Rendered in a restrained palette of cool blues, greys, and blacks, the composition features a semi-abstracted figure of an artist at work—his head bowed in concentration, palette and brush in hand, gazing into a mirror or possibly a canvas. The facial features, softly modeled yet angular, shift between figuration and abstraction. The light and shadow split the form nearly in half, with the right side dominated by an ethereal, near-ghostly glow and the left emerging from a dense black backdrop.
This duality of light and dark, presence and absence, is central to the work. The artist figure—likely a surrogate for Picasso himself—appears to dissolve into his surroundings, evoking the act of artistic creation as a merging of self and subject. The hand and arm are especially striking: fluid, ghostlike, almost transparent, as though painted in water or smoke, contrasting with the solidity of the easel or mirror structure to the right.
The flat planes, faceted geometry, and ambiguous spatial depth echo Cubist principles, but without the rigid analytical fragmentation of Picasso’s early 1910s Cubism. Instead, there is a lyrical, almost surreal quality here—soft, intuitive, and emotionally charged. This is Picasso the elder magician, painting the act of painting, caught in a moment of quiet introspection.
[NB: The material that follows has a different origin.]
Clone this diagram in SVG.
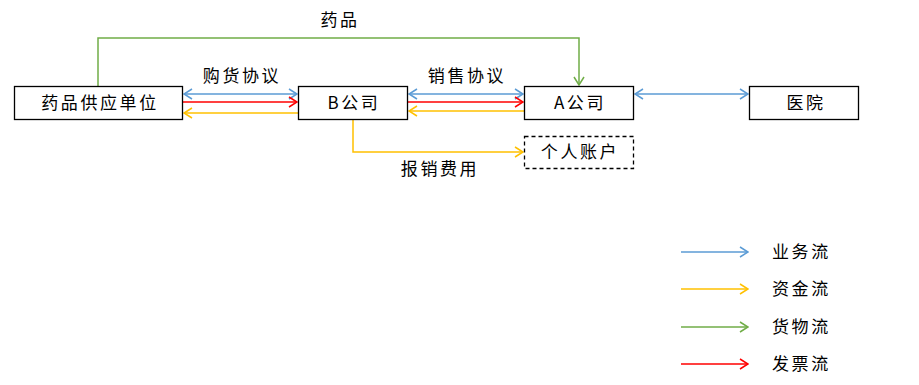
<svg xmlns="http://www.w3.org/2000/svg" width="919" height="385" viewBox="0 0 919 385">
<style>
.box{fill:#fff;stroke:#000;stroke-width:1.3}
.dash{fill:#fff;stroke:#000;stroke-width:1.3;stroke-dasharray:4,3}
text{font-family:"Noto Sans CJK SC","Liberation Sans",sans-serif;font-size:17px;fill:#000;letter-spacing:2.6px}
.c{text-anchor:middle}
.bl{stroke:#5B9BD5;stroke-width:1.5;fill:none}
.ye{stroke:#FFC000;stroke-width:1.5;fill:none}
.gr{stroke:#70AD47;stroke-width:1.5;fill:none}
.re{stroke:#FF0000;stroke-width:1.5;fill:none}
</style>
<defs>
<marker id="mb" viewBox="0 0 10 12" refX="9" refY="6" markerWidth="10" markerHeight="12" markerUnits="userSpaceOnUse" orient="auto-start-reverse"><path d="M1,1 L9,6 L1,11" fill="none" stroke="#5B9BD5" stroke-width="1.5"/></marker>
<marker id="my" viewBox="0 0 10 12" refX="9" refY="6" markerWidth="10" markerHeight="12" markerUnits="userSpaceOnUse" orient="auto-start-reverse"><path d="M1,1 L9,6 L1,11" fill="none" stroke="#FFC000" stroke-width="1.5"/></marker>
<marker id="mg" viewBox="0 0 10 12" refX="9" refY="6" markerWidth="10" markerHeight="12" markerUnits="userSpaceOnUse" orient="auto-start-reverse"><path d="M1,1 L9,6 L1,11" fill="none" stroke="#70AD47" stroke-width="1.5"/></marker>
<marker id="mr" viewBox="0 0 10 12" refX="9" refY="6" markerWidth="10" markerHeight="12" markerUnits="userSpaceOnUse" orient="auto-start-reverse"><path d="M1,1 L9,6 L1,11" fill="none" stroke="#FF0000" stroke-width="1.5"/></marker>
</defs>
<g id="connectors">
<path class="gr" d="M98,86 V38 H579 V85" marker-end="url(#mg)"/>
<path class="bl" d="M184,94 H297" marker-start="url(#mb)" marker-end="url(#mb)"/>
<path class="re" d="M183,102 H297" marker-end="url(#mr)"/>
<path class="ye" d="M298,113 H184" marker-end="url(#my)"/>
<path class="bl" d="M409,94 H523" marker-start="url(#mb)" marker-end="url(#mb)"/>
<path class="re" d="M408,102 H523" marker-end="url(#mr)"/>
<path class="ye" d="M524,111 H409" marker-end="url(#my)"/>
<path class="bl" d="M635,94 H748" marker-start="url(#mb)" marker-end="url(#mb)"/>
<path class="ye" d="M353,119 V152 H523" marker-end="url(#my)"/>
</g>
<g id="supplier"><rect class="box" x="14.5" y="86.5" width="168" height="33"/><text class="c" x="100" y="109">药品供应单位</text></g>
<g id="companyB"><rect class="box" x="298.5" y="86.5" width="109" height="33"/><text class="c" x="354" y="109">B公司</text></g>
<g id="companyA"><rect class="box" x="524.5" y="86.5" width="109" height="33"/><text class="c" x="580" y="109">A公司</text></g>
<g id="hospital"><rect class="box" x="749.5" y="86.5" width="109" height="33"/><text class="c" x="806" y="109">医院</text></g>
<g id="account"><rect class="dash" x="524.5" y="136.5" width="109" height="32"/><text class="c" x="580" y="158">个人账户</text></g>
<g id="labels">
<text class="c" x="340" y="26">药品</text>
<text class="c" x="242" y="82">购货协议</text>
<text class="c" x="467" y="82">销售协议</text>
<text class="c" x="440" y="175">报销费用</text>
</g>
<g id="legend">
<path class="bl" d="M681,252 H748" marker-end="url(#mb)"/>
<path class="ye" d="M681,289 H748" marker-end="url(#my)"/>
<path class="gr" d="M681,327 H748" marker-end="url(#mg)"/>
<path class="re" d="M681,364 H748" marker-end="url(#mr)"/>
<text x="772" y="258">业务流</text>
<text x="772" y="295">资金流</text>
<text x="772" y="333">货物流</text>
<text x="772" y="370">发票流</text>
</g>
</svg>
Le Peintre is executed in collotype, a high-fidelity photomechanical process used primarily for reproducing paintings and drawings with great accuracy. While not an original lithograph or etching in the traditional sense, the collotype process allowed Picasso to translate his painterly effects—his brushstrokes, tonal gradations, and layered pigment—into a printed form without losing the visual integrity of the original image.
Unlike the more graphic, linear print techniques he often employed in the 1930s and 1940s (etching, aquatint, lithography), this work emphasizes his painterly maturity and reflects a desire to merge traditional studio painting with the reproducibility of modern media. Picasso embraced the possibilities of printmaking not just as a reproductive tool but as an experimental platform, where he could test out ideas, embrace spontaneity, and reach wider audiences.
By the 1960s, Picasso had entered what some critics call his “late style,” characterized by expressive freedom, autobiographical references, and a return to themes of the artist and his studio. This piece fits within that narrative. The image of the artist—alone, focused, and surrounded by the tools of his craft—recalls earlier depictions of himself and others in the act of creation, from his Blue Period portraits of bohemian life to his Atelier series and final self-representations.
There is also a sense of circularity. At this stage of his life, Picasso was increasingly reflecting on his own legacy, his image, and his relationship to the history of painting. Le Peintre is both intimate and monumental—less about spectacle, more about the internal, meditative state of making art.
Le Peintre is a refined, contemplative tribute to the creative process, filtered through the eyes of one of the 20th century’s most prolific and inventive artists. It exemplifies Picasso’s lifelong commitment to redefining artistic language, not only through painting and sculpture, but also through his deep and nuanced engagement with printmaking. In this work, he merges medium and meaning, capturing the solitude and sublimity of the painter at work—a timeless archetype, yet unmistakably Picasso.